When the Blue Jackets return to the ice to take on Toronto as part of the NHL's return to play plan, the team might be able to steal a line from Ohio State's fight song, "Across the Field."
Hail, hail, the gang's all here.
A team that made overcoming adversity -- mostly in the form of repeated injuries to both top players and role players alike -- its calling card this year should be largely at full strength in the five-game series against the Maple Leafs when things get going again later this summer.
Cam Atkinson (ankle), Seth Jones (ankle), Oliver Bjorkstrand (ankle), Dean Kukan (knee), Alexandre Texier (back) and Nathan Gerbe (groin) -- all of whom were out of action when the team played its last game March 8 in Vancouver -- all should be ready to go by the restart, while Josh Anderson could return at some point as he continues to come back from shoulder surgery in early March that carried a four-to-six-month rehab timetable.
"I think there's a good chance that we'll be fully healthy," Blue Jackets general manager Jarmo Kekalainen said. "I think Josh Anderson is probably the only one where the timeline is going to get close to when he would be ready. Everyone else is on schedule and should be ready to play whenever we start."
Kekalainen went on to add that Brandon Dubinsky, who has not played a game this year because of a degenerative wrist injury, also will not be able to return, but by and large the Blue Jackets will have their strongest group on paper since the injuries starting piling up in mid-December.
"Just to have this kind of a time for those guys to heal and come back and help us, it's huge," captain Nick Foligno said. "I don't want to knock anybody on our team, but they're guys (coming back) that eat big minutes. They're not players who are up and coming, they're established. They're leaders.
"We obviously missed Jonesy badly and Cam and Bjorky's goal-scoring ability, so to have those guys back in the lineup, that's a huge boost for the morale first and foremost and also to the team itself. The minutes those guys can eat, it kind of bumps everybody back to where they need to play and it makes you a stronger team."
The funny thing is that Columbus actually got through the first two months of the season fairly healthy, but from the time Emil Bemstrom went down with a rib/oblique injury in a Dec. 7 game at Florida, the injuries came fast and furious.
Ironically, that's the time the Blue Jackets turned around the season, going from 11-14-4 at the time of the loss to the Panthers to 33-22-15 and in a playoff spot when the coronavirus pause hit. But the list of walking wounded from there included the above players as well as Zach Werenski, Joonas Korpisalo, Alexander Wennberg, Markus Nutivaara, Ryan Murray and Kole Sherwood, all of whom missed games at some point.
While posting a 22-8-11 record the last 41 games, the team lost 336 man-games to injury, an average of more than eight players out per game.
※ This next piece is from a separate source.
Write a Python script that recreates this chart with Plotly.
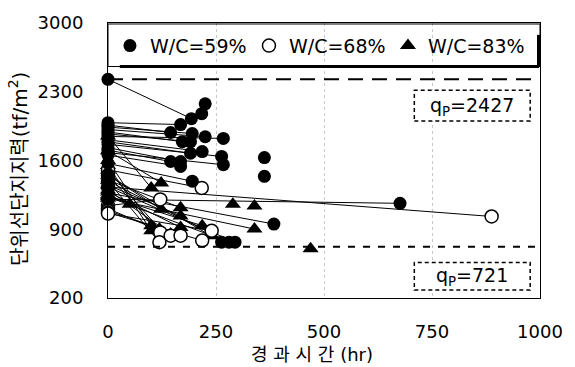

By the time the Blue Jackets got to the pause, the team had lost 419 man-games to injury, the second most in team history and the most in the NHL this year. At that point, Columbus had a chance to match the team record of 508 in 2014-15 yet still remained in the thick of the postseason race.
"I'm never satisfied -- even with all of our injuries I still wanted more from our group -- but I think knowing that we were able to navigate some really unfortunate situations and the way we responded to adversity, I was really proud," Foligno said. "I'm proud of our group for banding together and realizing we can go one of two ways and we chose to respond the right way.
"I'm always gonna appreciate that out of our group, but now it's time to put all that we've learned this year to good use and make sure it's not wasted."